I had long wanted to visit Marseille, so I was very happy for the occasion to spend a week-end there recently with Maxence.
Marseille is a port city in Provence, and it is in fact the second biggest city in France. My grandmother lived there for a couple of years during World War II, and we have a few family pictures from that period. I remember one in particular, black and white with frilled edges, which shows my grandmother at my age, walking with her first two little boys on the Canebière, with her blond hair elegantly pinned up, and her signature bright white smile.
Marseille is also where one of my favorite novels of all times takes place, Alexandre Dumas’ Count of Monte-Cristo, and I was delighted in a peculiar way to see signs to the infamous Château d’If and even a rue Edmond Dantès, as if I had bumped into a movie star.
Maxence and I spent a lovely week-end there, driving in and around the city, enjoying the sun, the Mediterranean lifestyle, and treating ourselves to the local specialties.
On Saturday afternoon, we strolled around the Vieux Marseille (the historic city center), a maze of narrow cobbled streets built on a hill. When it was time for a little afternoon snack, a boulangerie miraculously happened upon our path, an intriguing phenomenon often observed in any city or village of our beautiful country. The antithesis of the bright and cheery, spick-and-span boulangeries I’m used to, this one was shadowy and eerily quiet, giving off the distinct impression that everyone inside was having a nap, like any sensible Marseillais would do at this time of day and in this heat.
We called out a tentative “Bonjour?” and after a moment, a lady walked in from the back, in trailing slipper-clad footsteps, and dreamily sold us a little bag of those delicious cookies called navettes (literally “shuttle”, because of their boat-like shape or, as my mom tells me, from the name of the little piece of wood that guides the thread in weaving looms). They are quite simple cookies really, not too buttery, not too sweet. They are crispy when you bite into them, but when you start to chew, they quickly melt down, taking on a deeply satisfying texture that reminds me of my mother’s tart crusts. Our assortment included plain navettes, some with a tad of cocoa powder sprinkled on them, some crescent-shaped with crushed hazelnuts pressed into the dough, and some with dried raisins in them, which I accidently wolfed down before I thought to take a picture.

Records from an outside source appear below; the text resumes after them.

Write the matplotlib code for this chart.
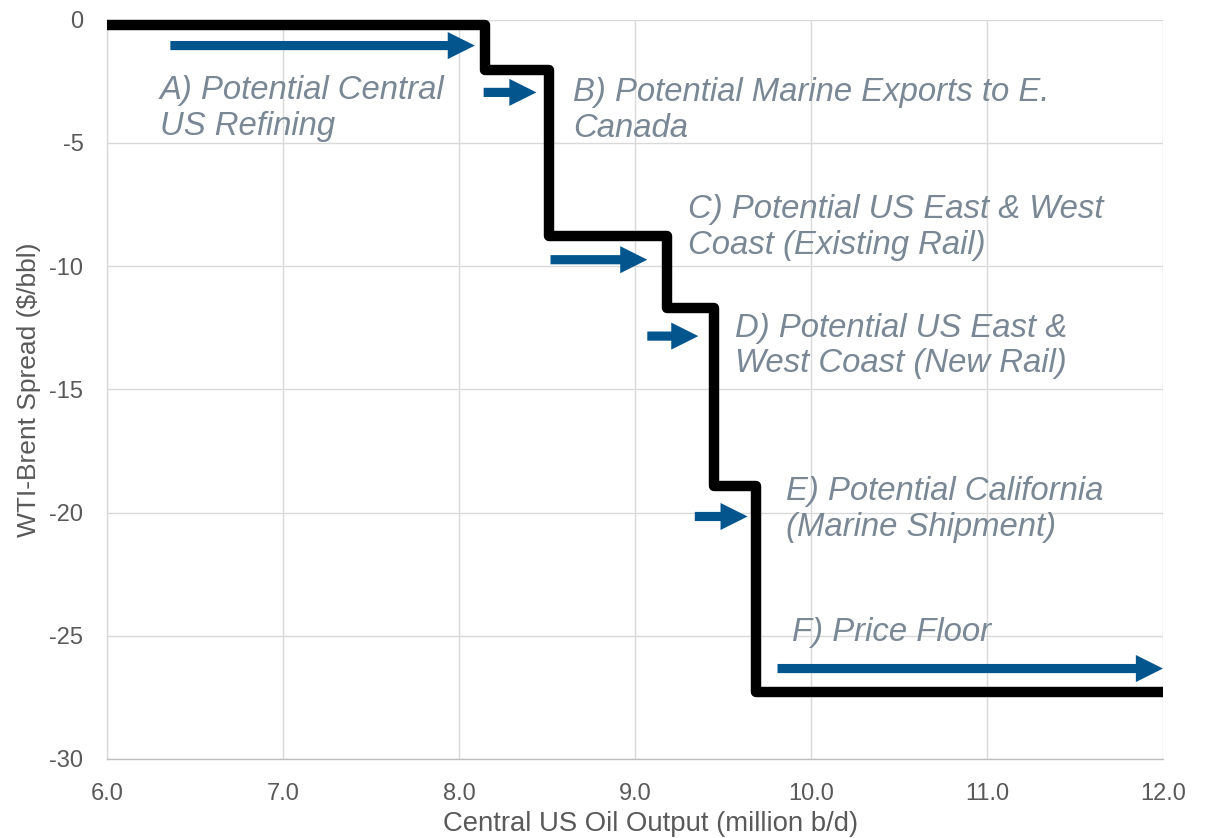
import matplotlib
matplotlib.use("Agg")
import matplotlib.pyplot as plt

# Step curve (supply-cost curve)
step_x = [6.0, 8.15, 8.51, 9.18, 9.45, 9.69, 12.0]
step_y = [-0.2, -2.06, -8.76, -11.7, -18.93, -27.29, -27.29]

# Arrows: start x, end x, y
arrow_x0 = [6.36, 8.14, 8.52, 9.07, 9.34, 9.81]
arrow_x1 = [8.09, 8.44, 9.07, 9.36, 9.64, 12.0]
arrow_y = [-1.05, -2.95, -9.74, -12.84, -20.16, -26.33]

# Labels: text, x, y (last-line baseline)
labels = [
    "A) Potential Central\nUS Refining",
    "B) Potential Marine Exports to E.\nCanada",
    "C) Potential US East & West\nCoast (Existing Rail)",
    "D) Potential US East &\nWest Coast (New Rail)",
    "E) Potential California\n(Marine Shipment)",
    "F) Price Floor",
]
label_x = [6.30, 8.65, 9.30, 9.57, 9.86, 9.89]
label_y = [-4.67, -4.77, -9.51, -14.31, -20.96, -25.23]

x_ticks = [6.0, 7.0, 8.0, 9.0, 10.0, 11.0, 12.0]
y_ticks = [0, -5, -10, -15, -20, -25, -30]

fig = plt.figure(figsize=(12.05, 8.38), dpi=100)
ax = fig.add_axes([0.0888, 0.0943, 0.9651 - 0.0888, 0.9765 - 0.0943])

ax.set_xlim(6.0, 12.0)
ax.set_ylim(-30, 0)
ax.set_xticks(x_ticks)
ax.set_xticklabels([f"{v:.1f}" for v in x_ticks])
ax.set_yticks(y_ticks)
ax.set_yticklabels([str(v) for v in y_ticks])
ax.grid(True, color="#D9D9D9", linewidth=1.0)
ax.set_axisbelow(True)
for s in ["top", "right"]:
    ax.spines[s].set_visible(False)
ax.spines["left"].set_color("#D9D9D9")
ax.spines["bottom"].set_color("#BFBFBF")
ax.spines["left"].set_linewidth(1.0)
ax.spines["bottom"].set_linewidth(1.0)
ax.tick_params(length=0, labelsize=17, labelcolor="#595959")
ax.tick_params(axis="x", pad=17)
ax.tick_params(axis="y", pad=17)
for lab in ax.get_xticklabels() + ax.get_yticklabels():
    lab.set_fontfamily("Liberation Sans")

ax.set_xlabel("Central US Oil Output (million b/d)", fontsize=19.8, color="#595959",
              family="Liberation Sans")
ax.xaxis.set_label_coords(0.5147, -0.071, transform=ax.transAxes)
ax.xaxis.label.set_va("top")
ax.set_ylabel("WTI-Brent Spread ($/bbl)", fontsize=19, color="#595959",
              family="Liberation Sans", labelpad=6)

ax.step(step_x, step_y, where="post", color="black", linewidth=7.5,
        solid_joinstyle="round", solid_capstyle="butt", clip_on=False, zorder=3)

for x0, x1, y in zip(arrow_x0, arrow_x1, arrow_y):
    ax.annotate("", xy=(x1, y), xytext=(x0, y),
                arrowprops=dict(arrowstyle="simple,head_length=1.95,head_width=1.95,tail_width=0.66",
                                mutation_scale=10, color="#03558E", shrinkA=0, shrinkB=0,
                                linewidth=0),
                annotation_clip=False, zorder=4)

for t, x, y in zip(labels, label_x, label_y):
    ax.text(x, y, t, fontsize=23.7, style="italic", color="#7A8794",
            family="Liberation Sans", va="baseline", ha="left", linespacing=1.2, zorder=5)

fig.savefig("out.png", dpi=100)
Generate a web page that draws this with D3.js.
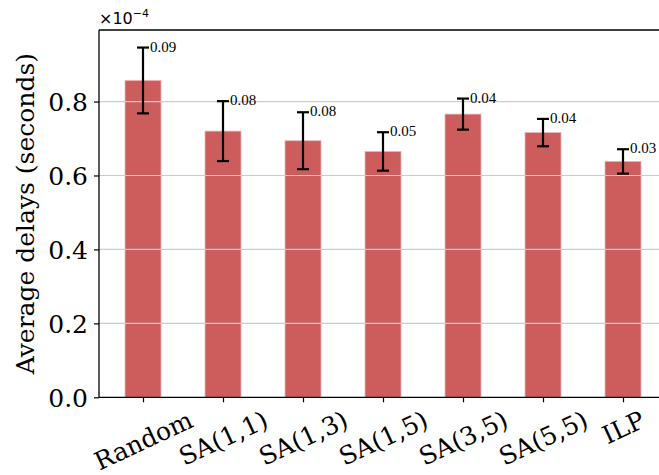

We sat down at the terrace of a café on a quiet little square, and chatted a bit with the waitress as she brought us our drinks. “Have you been to the chocolaterie?”, she asked. My heart skipped a beat. A chocolaterie? Here? And no one told me? And I almost missed it? Good lord, that was close. She gave us instructions on how to find it, and hazy as the instructions were, we ended up locating La Chocolatière du Panier, on another cute little square called Place des Treize Cantons*. As I found out later, this chocolaterie is world-famous, so much so that it is featured in the Marseille edition of the hippest guidebook collection on Earth, the Louis Vuitton City Guides. We walked up a tortuous little staircase and stepped in, realizing at the very last possible minute that a long-haired, dishwater blond dog was sprawled in the half-open door, asleep.
The house specialty is called La Barre Marseillaise, and consists of dark chocolate melted in large plaques, and stuffed with dried fruits, candied fruit or nuts. They are made daily, broken into roughly triangular chunks, and sold by the weight. Just like the boulangerie, this small boutique had an air of afternoon sleepiness, with the metal racks bearing the day’s production scattered all around, as if no one could possibly find the energy to organize them.
We were greeted by the owner of the store, a large old lady who seemed to suffer greatly from the heat. She explained that this was the last day before she closed the store for the summer, so the selection wasn’t as wide as usual. But we were still able to taste the chocolate with candied melon and the one with black cherries, before we decided to buy a chunk of chocolat aux écorces d’orange (with candied orange rind), and a little rock of chocolate with a lime and coriander praline filling. Both were sampled a bit later that day, and turned out to be as delicious and high-quality as the artisanal store had led me to hope — the chocolate fine and very dark, the fillings fresh, moist, and flavorful.
* 2008 update. The lady who was running La Chocolatière du Panier passed away, but her granddaughter, Marine Le Ray, has taken over and moved the shop to a new location on the opposite side of the Vieux Port, at 25 rue Neuve Sainte-Catherine, 13007 Marseille (06 17 13 14 42).